• [GIVEN REQUEST]:
Reproduce the listing exactly, with no pictures in your copy.

:: SUPPLIED DATA

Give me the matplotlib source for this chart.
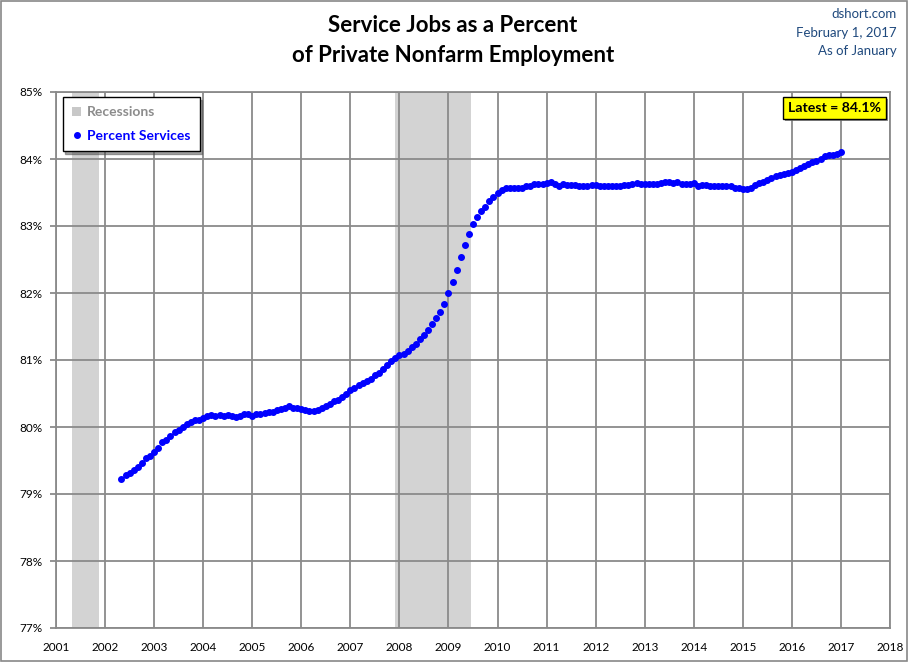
import numpy as np
import pandas as pd
import matplotlib
matplotlib.use("Agg")
import matplotlib.pyplot as plt
import matplotlib.patheffects as pe
from matplotlib.patches import Patch, Rectangle
from matplotlib.lines import Line2D

plt.rcParams['font.family'] = ['Lato', 'DejaVu Sans']

# monthly, May 2002 .. Jan 2017
start_month = '2002-05'
end_month = '2017-01'
pct_services = [
    79.23, 79.28, 79.31, 79.36, 79.41, 79.47, 79.53, 79.57,                 # 2002
    79.62, 79.69, 79.77, 79.81, 79.86, 79.92, 79.95, 80.00, 80.04, 80.08, 80.11, 80.11,  # 2003
    80.13, 80.16, 80.18, 80.16, 80.18, 80.17, 80.18, 80.16, 80.15, 80.17, 80.19, 80.19,  # 2004
    80.17, 80.20, 80.20, 80.21, 80.22, 80.23, 80.26, 80.27, 80.28, 80.31, 80.29, 80.28,  # 2005
    80.27, 80.25, 80.24, 80.24, 80.26, 80.29, 80.31, 80.35, 80.39, 80.41, 80.45, 80.50,  # 2006
    80.55, 80.58, 80.62, 80.65, 80.68, 80.72, 80.77, 80.81, 80.86, 80.92, 80.98, 81.03,  # 2007
    81.07, 81.09, 81.13, 81.19, 81.24, 81.32, 81.38, 81.45, 81.53, 81.62, 81.71, 81.83,  # 2008
    82.00, 82.17, 82.35, 82.53, 82.72, 82.88, 83.03, 83.13, 83.23, 83.29, 83.38, 83.44,  # 2009
    83.49, 83.54, 83.56, 83.56, 83.56, 83.56, 83.56, 83.60, 83.60, 83.62, 83.62, 83.62,  # 2010
    83.64, 83.65, 83.62, 83.60, 83.62, 83.61, 83.61, 83.61, 83.60, 83.60, 83.60, 83.61,  # 2011
    83.61, 83.60, 83.60, 83.60, 83.60, 83.60, 83.60, 83.61, 83.61, 83.62, 83.64, 83.63,  # 2012
    83.62, 83.62, 83.62, 83.62, 83.64, 83.66, 83.65, 83.64, 83.65, 83.63, 83.63, 83.63,  # 2013
    83.64, 83.60, 83.61, 83.61, 83.59, 83.59, 83.60, 83.59, 83.60, 83.59, 83.57, 83.56,  # 2014
    83.55, 83.55, 83.57, 83.61, 83.64, 83.66, 83.69, 83.71, 83.74, 83.76, 83.78, 83.79,  # 2015
    83.81, 83.84, 83.87, 83.90, 83.92, 83.95, 83.97, 84.00, 84.05, 84.06, 84.06, 84.08,  # 2016
    84.11,                                                                  # 2017
]

# recessions (decimal years)
recessions = [(2001.33, 2001.88), (2007.92, 2009.45)]

year_ticks = list(range(2001, 2019))
pct_ticks = list(range(77, 86))

dates = pd.date_range(start_month, end_month, freq='MS')
x = dates.year + (dates.month - 1) / 12.0

fig = plt.figure(figsize=(9.08, 6.62), dpi=100)
ax = fig.add_axes([56/908, 34/662, 834/908, 536/662])

grid_col = '#8a8a8a'
for a, b in recessions:
    ax.axvspan(a, b, color='#d3d3d3', lw=0, zorder=0.2)

ax.plot(x, pct_services, 'o', color='#0000ff', ms=4.0, mec='#0000ff', zorder=3)

ax.set_xlim(2001, 2018)
ax.set_ylim(77, 85)
ax.set_xticks(year_ticks)
ax.set_yticks(pct_ticks)
ax.set_yticklabels([f'{t}%' for t in pct_ticks])
ax.set_axisbelow(True)
ax.grid(True, color=grid_col, lw=1.3)
for s in ax.spines.values():
    s.set_color(grid_col)
    s.set_linewidth(1.3)
ax.tick_params(axis='y', length=4, color=grid_col, width=1.3, pad=6, labelsize=8.5)
ax.tick_params(axis='x', length=0, pad=10, labelsize=8.5)

# legend
handles = [Patch(facecolor='#c8c8c8', edgecolor='none', label='Recessions'),
           Line2D([], [], ls='none', marker='o', color='#0000ff', ms=4.0, label='Percent Services')]
leg = ax.legend(handles=handles, loc='upper left', bbox_to_anchor=(0.008, 0.99),
                borderaxespad=0, frameon=True, fancybox=False, shadow=True,
                prop={'weight': 'bold', 'size': 10}, handlelength=0.7,
                handletextpad=0.4, labelspacing=0.85, borderpad=0.65)
leg.get_frame().set_edgecolor('black')
leg.get_frame().set_linewidth(1.0)
leg.get_texts()[0].set_color('#8c8c8c')
leg.get_texts()[1].set_color('#0000ff')

# latest label
lt = ax.text(0.933, 0.971, f'Latest = {pct_services[-1]:.1f}%', transform=ax.transAxes,
             ha='center', va='center', fontsize=10.2, fontweight='bold', zorder=5,
             bbox=dict(boxstyle='square,pad=0.35', fc='#ffff00', ec='black', lw=1.0))
lt.get_bbox_patch().set_path_effects([pe.withSimplePatchShadow(offset=(2, -2), shadow_rgbFace='#777777', alpha=0.8)])

# titles
fig.text(453/908, 1 - 25/662, 'Service Jobs as a Percent', ha='center', va='center',
         fontsize=16, fontweight='bold')
fig.text(453/908, 1 - 55/662, 'of Private Nonfarm Employment', ha='center', va='center',
         fontsize=16, fontweight='bold')
src_col = '#1f497d'
for yy, s in [(14, 'dshort.com'), (33, 'February 1, 2017'), (51, 'As of January')]:
    fig.text(897/908, 1 - yy/662, s, ha='right', va='center', fontsize=9.5,
             color=src_col)

fig.patches.append(Rectangle((0.001, 0.001), 0.998, 0.998, transform=fig.transFigure,
                             fill=False, ec='#888888', lw=1.2))

fig.savefig('out.png', dpi=100)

::::

• [EXPECTED ANSWER]:
Give me the matplotlib source for this chart.
import numpy as np
import pandas as pd
import matplotlib
matplotlib.use("Agg")
import matplotlib.pyplot as plt
import matplotlib.patheffects as pe
from matplotlib.patches import Patch, Rectangle
from matplotlib.lines import Line2D

plt.rcParams['font.family'] = ['Lato', 'DejaVu Sans']

# monthly, May 2002 .. Jan 2017
start_month = '2002-05'
end_month = '2017-01'
pct_services = [
    79.23, 79.28, 79.31, 79.36, 79.41, 79.47, 79.53, 79.57,                 # 2002
    79.62, 79.69, 79.77, 79.81, 79.86, 79.92, 79.95, 80.00, 80.04, 80.08, 80.11, 80.11,  # 2003
    80.13, 80.16, 80.18, 80.16, 80.18, 80.17, 80.18, 80.16, 80.15, 80.17, 80.19, 80.19,  # 2004
    80.17, 80.20, 80.20, 80.21, 80.22, 80.23, 80.26, 80.27, 80.28, 80.31, 80.29, 80.28,  # 2005
    80.27, 80.25, 80.24, 80.24, 80.26, 80.29, 80.31, 80.35, 80.39, 80.41, 80.45, 80.50,  # 2006
    80.55, 80.58, 80.62, 80.65, 80.68, 80.72, 80.77, 80.81, 80.86, 80.92, 80.98, 81.03,  # 2007
    81.07, 81.09, 81.13, 81.19, 81.24, 81.32, 81.38, 81.45, 81.53, 81.62, 81.71, 81.83,  # 2008
    82.00, 82.17, 82.35, 82.53, 82.72, 82.88, 83.03, 83.13, 83.23, 83.29, 83.38, 83.44,  # 2009
    83.49, 83.54, 83.56, 83.56, 83.56, 83.56, 83.56, 83.60, 83.60, 83.62, 83.62, 83.62,  # 2010
    83.64, 83.65, 83.62, 83.60, 83.62, 83.61, 83.61, 83.61, 83.60, 83.60, 83.60, 83.61,  # 2011
    83.61, 83.60, 83.60, 83.60, 83.60, 83.60, 83.60, 83.61, 83.61, 83.62, 83.64, 83.63,  # 2012
    83.62, 83.62, 83.62, 83.62, 83.64, 83.66, 83.65, 83.64, 83.65, 83.63, 83.63, 83.63,  # 2013
    83.64, 83.60, 83.61, 83.61, 83.59, 83.59, 83.60, 83.59, 83.60, 83.59, 83.57, 83.56,  # 2014
    83.55, 83.55, 83.57, 83.61, 83.64, 83.66, 83.69, 83.71, 83.74, 83.76, 83.78, 83.79,  # 2015
    83.81, 83.84, 83.87, 83.90, 83.92, 83.95, 83.97, 84.00, 84.05, 84.06, 84.06, 84.08,  # 2016
    84.11,                                                                  # 2017
]

# recessions (decimal years)
recessions = [(2001.33, 2001.88), (2007.92, 2009.45)]

year_ticks = list(range(2001, 2019))
pct_ticks = list(range(77, 86))

dates = pd.date_range(start_month, end_month, freq='MS')
x = dates.year + (dates.month - 1) / 12.0

fig = plt.figure(figsize=(9.08, 6.62), dpi=100)
ax = fig.add_axes([56/908, 34/662, 834/908, 536/662])

grid_col = '#8a8a8a'
for a, b in recessions:
    ax.axvspan(a, b, color='#d3d3d3', lw=0, zorder=0.2)

ax.plot(x, pct_services, 'o', color='#0000ff', ms=4.0, mec='#0000ff', zorder=3)

ax.set_xlim(2001, 2018)
ax.set_ylim(77, 85)
ax.set_xticks(year_ticks)
ax.set_yticks(pct_ticks)
ax.set_yticklabels([f'{t}%' for t in pct_ticks])
ax.set_axisbelow(True)
ax.grid(True, color=grid_col, lw=1.3)
for s in ax.spines.values():
    s.set_color(grid_col)
    s.set_linewidth(1.3)
ax.tick_params(axis='y', length=4, color=grid_col, width=1.3, pad=6, labelsize=8.5)
ax.tick_params(axis='x', length=0, pad=10, labelsize=8.5)

# legend
handles = [Patch(facecolor='#c8c8c8', edgecolor='none', label='Recessions'),
           Line2D([], [], ls='none', marker='o', color='#0000ff', ms=4.0, label='Percent Services')]
leg = ax.legend(handles=handles, loc='upper left', bbox_to_anchor=(0.008, 0.99),
                borderaxespad=0, frameon=True, fancybox=False, shadow=True,
                prop={'weight': 'bold', 'size': 10}, handlelength=0.7,
                handletextpad=0.4, labelspacing=0.85, borderpad=0.65)
leg.get_frame().set_edgecolor('black')
leg.get_frame().set_linewidth(1.0)
leg.get_texts()[0].set_color('#8c8c8c')
leg.get_texts()[1].set_color('#0000ff')

# latest label
lt = ax.text(0.933, 0.971, f'Latest = {pct_services[-1]:.1f}%', transform=ax.transAxes,
             ha='center', va='center', fontsize=10.2, fontweight='bold', zorder=5,
             bbox=dict(boxstyle='square,pad=0.35', fc='#ffff00', ec='black', lw=1.0))
lt.get_bbox_patch().set_path_effects([pe.withSimplePatchShadow(offset=(2, -2), shadow_rgbFace='#777777', alpha=0.8)])

# titles
fig.text(453/908, 1 - 25/662, 'Service Jobs as a Percent', ha='center', va='center',
         fontsize=16, fontweight='bold')
fig.text(453/908, 1 - 55/662, 'of Private Nonfarm Employment', ha='center', va='center',
         fontsize=16, fontweight='bold')
src_col = '#1f497d'
for yy, s in [(14, 'dshort.com'), (33, 'February 1, 2017'), (51, 'As of January')]:
    fig.text(897/908, 1 - yy/662, s, ha='right', va='center', fontsize=9.5,
             color=src_col)

fig.patches.append(Rectangle((0.001, 0.001), 0.998, 0.998, transform=fig.transFigure,
                             fill=False, ec='#888888', lw=1.2))

fig.savefig('out.png', dpi=100)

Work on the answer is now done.